A world of poo: no relief for Vaal River residents as sewage keeps flowing

03 December 2020 - 06:00
By paul ash AND Paul Ash
In better days, a fisherman sits along the banks of the Vaal with his prize of the day hanging next to him.
Image: Alon Skuy In better days, a fisherman sits along the banks of the Vaal with his prize of the day hanging next to him.

The deadline for comment on a report commissioned by the SA Human Rights Commission (SAHRC) on sewage in the Vaal River has come and gone, but there is still no clarity on when the report will be made public.

The HRC inquiry began in 2017 and was completed by April 2018.

Since then, there has been no indication of the report’s progress, said Maureen Stewart of environmental pressure group Save The Vaal Environment.

The report had been sent to stakeholders for comment before being submitted to parliament. Save The Vaal, however, was not considered a stakeholder, said Stewart.

“What is in that report that they don’t want made public?” she asked.

Stewart is not alone in her frustration. Residents of Emfuleni municipality have for years had to cope with raw sewage running in the streets and seeping into their homes after its failure to maintain the water treatment plants and keep the pipes in working order.

The municipality, which sprawls along the north bank of the Vaal River near Vereeniging, is one of Gauteng’s most densely populated areas, with Sebokeng, Evaton, Sharpeville and Boipatong townships lying within its boundaries.

In October, the portfolio committee on co-operative governance and traditional affairs (Cogta) said the municipality was dysfunctional and showed no signs of improving in the wake of an investigation that revealed a lack of procurement oversight and failed financial controls.

“It is extremely disheartening to realise that the lives of the people of the area are being affected as a result of lack of both political will and administrative inclination to serve the people,” said committee chair Faith Muthambi.
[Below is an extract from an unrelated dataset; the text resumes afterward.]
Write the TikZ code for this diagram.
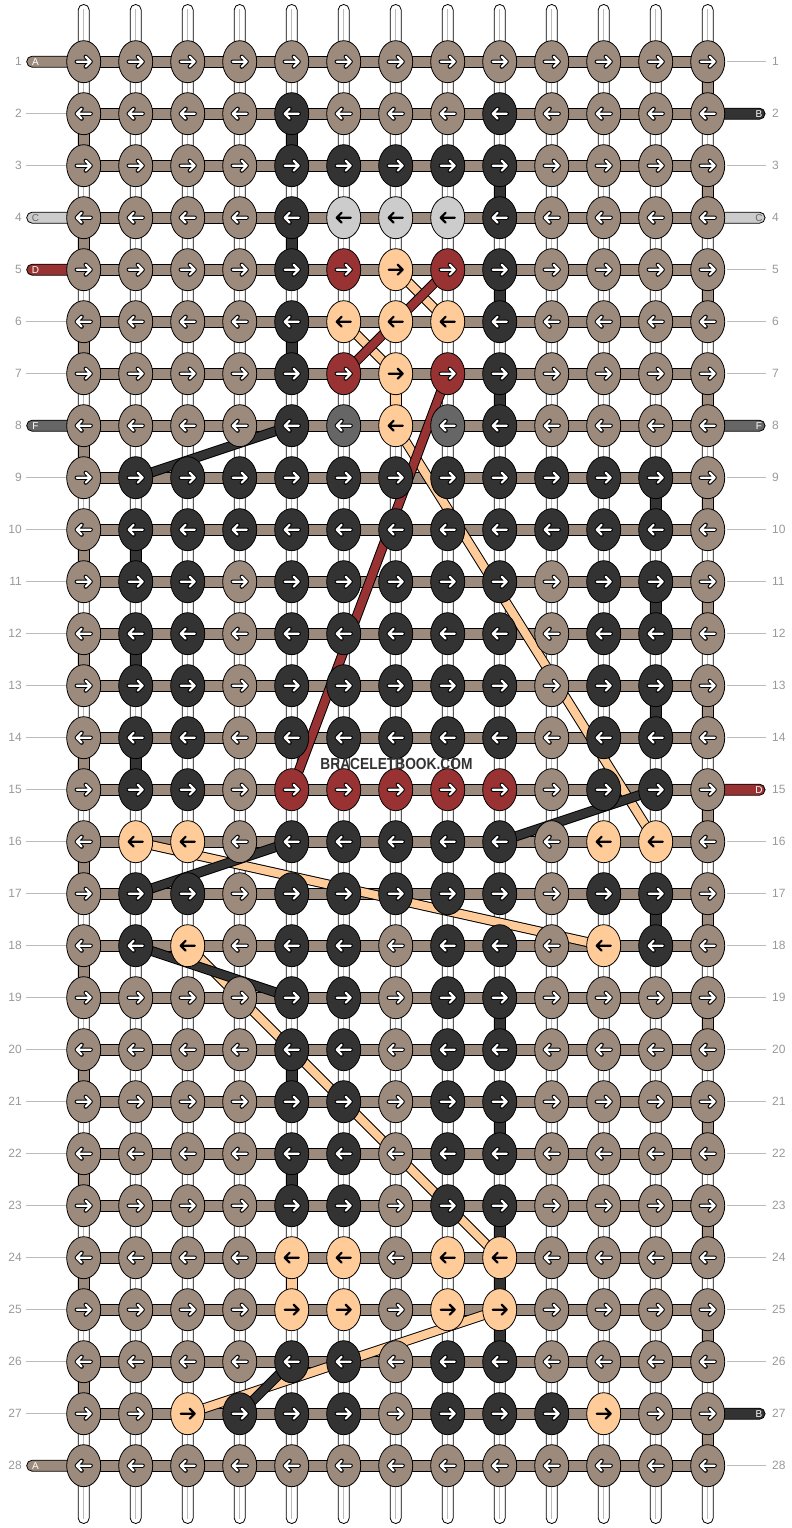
\documentclass[tikz,border=0pt]{standalone}
\usepackage{fontspec}
\setmainfont{Liberation Sans}
\usetikzlibrary{shapes.geometric}
\definecolor{colA}{HTML}{9C8B7C}
\definecolor{colB}{HTML}{333333}
\definecolor{colC}{HTML}{CCCCCC}
\definecolor{colD}{HTML}{993333}
\definecolor{colE}{HTML}{FFCC99}
\definecolor{colF}{HTML}{666666}
\definecolor{numgray}{HTML}{999999}
\definecolor{linegray}{HTML}{BBBBBB}
\colorlet{backA}{black}\colorlet{frontA}{white}
\colorlet{backB}{black}\colorlet{frontB}{white}
\colorlet{backD}{black}\colorlet{frontD}{white}
\colorlet{backF}{black}\colorlet{frontF}{white}
\colorlet{backC}{colC}\colorlet{frontC}{black}
\colorlet{backE}{colE}\colorlet{frontE}{black}
\colorlet{tagtxtA}{white}\colorlet{tagtxtB}{white}\colorlet{tagtxtC}{colF}
\colorlet{tagtxtD}{white}\colorlet{tagtxtF}{white}
\begin{document}
\begin{tikzpicture}[x=1pt,y=-1pt,
  knot/.style={ellipse, draw=black, line width=0.8pt, minimum width=34pt, minimum height=42pt, inner sep=0pt},
  strand/.style={line width=0.8pt, draw=black},
  numtxt/.style={text=numgray, font=\fontsize{12}{12}\selectfont, inner sep=0pt},
  tagtxt/.style={font=\fontsize{10}{10}\selectfont, inner sep=0pt},
  carryout/.style={draw=black, line width=10pt},
  carryin/.style={line width=8pt}]
\useasboundingbox (0,0) rectangle (792,1528);
% grid coordinates
\foreach \r in {1,...,28}{
  \foreach \c in {1,...,13}{
    \coordinate (p-\r-\c) at ({83.7+52*(\c-1)},{61.7+52*(\r-1)});
  }
}
% white warp strings
\foreach \c in {1,...,13}{
  \coordinate (top-\c) at ({83.7+52*(\c-1)},4.5);
  \coordinate (bot-\c) at ({83.7+52*(\c-1)},1523.5);
  \draw[strand, fill=white, rounded corners=5.4pt] ([xshift=-5.5pt]top-\c) rectangle ([xshift=5.5pt]bot-\c);
  \draw[linegray, line width=0.8pt] ([yshift=-5pt]top-\c) -- ([yshift=5pt]bot-\c);
}
% coloured vertical passages (column/row/colour: between row and row+1)
\foreach \c/\r/\k in {13/1/A,13/3/A,13/5/A,13/7/A,13/9/A,13/11/A,13/13/A,13/15/A,13/17/A,13/19/A,13/21/A,13/23/A,13/25/A,13/27/A,
  1/2/A,1/4/A,1/6/A,1/8/A,1/10/A,1/12/A,1/14/A,1/16/A,1/18/A,1/20/A,1/22/A,1/24/A,1/26/A,
  5/2/B,9/3/B,5/4/B,9/5/B,5/6/B,9/7/B,12/9/B,2/10/B,12/11/B,2/12/B,12/13/B,2/14/B,12/17/B,
  9/19/B,5/20/B,9/21/B,5/22/B,9/23/B,9/24/B,9/25/B,7/7/E,5/24/E}{
  \pgfmathtruncatemacro\rn{\r+1}
  \draw[strand, fill=col\k] ([shift={(-5.5,16)}]p-\r-\c) rectangle ([shift={(5.5,-16)}]p-\rn-\c);
}
% side guide lines and row numbers
\foreach \r in {1,...,28}{
  \draw[linegray, line width=0.8pt] ([xshift=-57.7pt]p-\r-1) -- ([xshift=-17pt]p-\r-1);
  \draw[linegray, line width=0.8pt] ([xshift=19pt]p-\r-13) -- ([xshift=58.3pt]p-\r-13);
  \node[numtxt, anchor=east] (ln-\r) at ([xshift=-61.7pt]p-\r-1) {\r};
  \node[numtxt, anchor=west] (rn-\r) at ([xshift=64.3pt]p-\r-13) {\r};
}
% horizontal row threads
\foreach \r in {1,...,28}{
  \draw[strand, fill=colA] ([yshift=-5.5pt]p-\r-1) rectangle ([yshift=5.5pt]p-\r-13);
}
% thread tags
\foreach \r/\k in {1/A,4/C,5/D,8/F,28/A}{
  \draw[strand, fill=col\k, rounded corners=5.4pt] ([shift={(-57,-5.5)}]p-\r-1) rectangle ([shift={(-4,5.5)}]p-\r-1);
  \node[tagtxt, text=tagtxt\k] (lt-\r) at ([xshift=-48.2pt]p-\r-1) {\k};
}
\foreach \r/\k in {2/B,4/C,8/F,15/D,27/B}{
  \draw[strand, fill=col\k, rounded corners=5.4pt] ([shift={(4,-5.5)}]p-\r-13) rectangle ([shift={(57.3,5.5)}]p-\r-13);
  \node[tagtxt, text=tagtxt\k] (rt-\r) at ([xshift=51.3pt]p-\r-13) {\k};
}
% carried threads
\foreach \a/\b in {5-7/6-8,6-6/7-7,8-7/16-12,16-2/18-11,18-3/24-9,25-9/27-3}{
  \draw[carryout] (p-\a) -- (p-\b);
  \draw[carryin, colE] (p-\a) -- (p-\b);
}
\foreach \a/\b in {8-5/9-2,15-12/16-9,16-5/17-2,18-2/19-5,26-5/27-4}{
  \draw[carryout] (p-\a) -- (p-\b);
  \draw[carryin, colB] (p-\a) -- (p-\b);
}
\foreach \a/\b in {5-8/7-6,7-8/15-5}{
  \draw[carryout] (p-\a) -- (p-\b);
  \draw[carryin, colD] (p-\a) -- (p-\b);
}
% knots
\foreach \r/\lst in {
 1/{A,A,A,A,A,A,A,A,A,A,A,A,A},
 2/{A,A,A,A,B,A,A,A,B,A,A,A,A},
 3/{A,A,A,A,B,B,B,B,B,A,A,A,A},
 4/{A,A,A,A,B,C,C,C,B,A,A,A,A},
 5/{A,A,A,A,B,D,E,D,B,A,A,A,A},
 6/{A,A,A,A,B,E,E,E,B,A,A,A,A},
 7/{A,A,A,A,B,D,E,D,B,A,A,A,A},
 8/{A,A,A,A,B,F,E,F,B,A,A,A,A},
 9/{A,B,B,B,B,B,B,B,B,B,B,B,A},
 10/{A,B,B,B,B,B,B,B,B,B,B,B,A},
 11/{A,B,B,A,B,B,B,B,B,A,B,B,A},
 12/{A,B,B,A,B,B,B,B,B,A,B,B,A},
 13/{A,B,B,A,B,B,B,B,B,A,B,B,A},
 14/{A,B,B,A,B,B,B,B,B,A,B,B,A},
 15/{A,B,B,A,D,D,D,D,D,A,B,B,A},
 16/{A,E,E,A,B,B,B,B,B,A,E,E,A},
 17/{A,B,B,A,B,B,B,B,B,A,B,B,A},
 18/{A,B,E,A,B,B,A,B,B,A,E,B,A},
 19/{A,A,A,A,B,B,A,B,B,A,A,A,A},
 20/{A,A,A,A,B,B,A,B,B,A,A,A,A},
 21/{A,A,A,A,B,B,A,B,B,A,A,A,A},
 22/{A,A,A,A,B,B,A,B,B,A,A,A,A},
 23/{A,A,A,A,B,B,A,B,B,A,A,A,A},
 24/{A,A,A,A,E,E,A,E,E,A,A,A,A},
 25/{A,A,A,A,E,E,A,E,E,A,A,A,A},
 26/{A,A,A,A,B,B,A,B,B,A,A,A,A},
 27/{A,A,E,B,B,B,A,B,B,B,E,A,A},
 28/{A,A,A,A,A,A,A,A,A,A,A,A,A}}{
  \ifodd\r \def\dir{1}\else\def\dir{-1}\fi
  \foreach \k [count=\c] in \lst {
    \node[knot, fill=col\k] (k-\r-\c) at (p-\r-\c) {};
    \begin{scope}[shift={(p-\r-\c)}, xscale=\dir]
      \draw[draw=back\k, line width=4.2pt, line cap=round, line join=round] (-7,0) -- (7,0) (2,-5) -- (7,0) -- (2,5);
      \draw[draw=front\k, line width=2.2pt, line cap=round, line join=round] (-7,0) -- (7,0) (2,-5) -- (7,0) -- (2,5);
    \end{scope}
  }
}
% watermark
\node[text=colB, font=\fontsize{16}{16}\selectfont\bfseries, inner sep=0pt] (wm) at (396.5,764) {\scalebox{0.86}[1]{BRACELETBOOK.COM}};
\end{tikzpicture}
\end{document}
In 2018, SANDF engineers were deployed as a stopgap measure to unclog the pipes and stem the flow of raw sewage into the river.

No-one wants to come to the river to sit beside a septic tank
Maureen Stewart, vice-chairperson of Save The Vaal River Environment

After a year, they handed over the job to the Erwat — the East Rand Water Care Company — which continued to unblock pipes.

However, Erwat’s contract ended in June this year, before it had a chance to repair the broken wastewater plants. The result has been a deluge of untreated sewage into the Vaal River which is putting the brakes on economic development along the river as well as hammering the local tourism industry, said Stewart.

“The industry is a job creator in a place of high unemployment,” she said. “But no-one wants to come to the river to sit beside a septic tank.”

Between the Vaal Dam and the Barrage, near Parys, the river is now thick with raw sewage as well as chemical pollution from industry around Vereeniging and Vanderbijlpark.

Weekly water samples taken by Rand Water from various points upstream of the Barrage Reservoir have revealed E. coli levels ranging from one part per 100ml to 2.4m parts on the worst-hit section where the heavily polluted Rietspruit flows into Loch Vaal and then the main river itself.

While the worst of the effluent is trapped behind the Vaal Barrage, water quality downstream is sometimes negatively affected.

Veteran whitewater rafting guide Graeme Addison, who runs an adventure tourism company downstream from the Barrage at Parys, said he had been forced to cancel a recent river trip because of polluted water.

“The stench was unbearable,” he said.

The Human Rights Commission did not respond to requests for comment.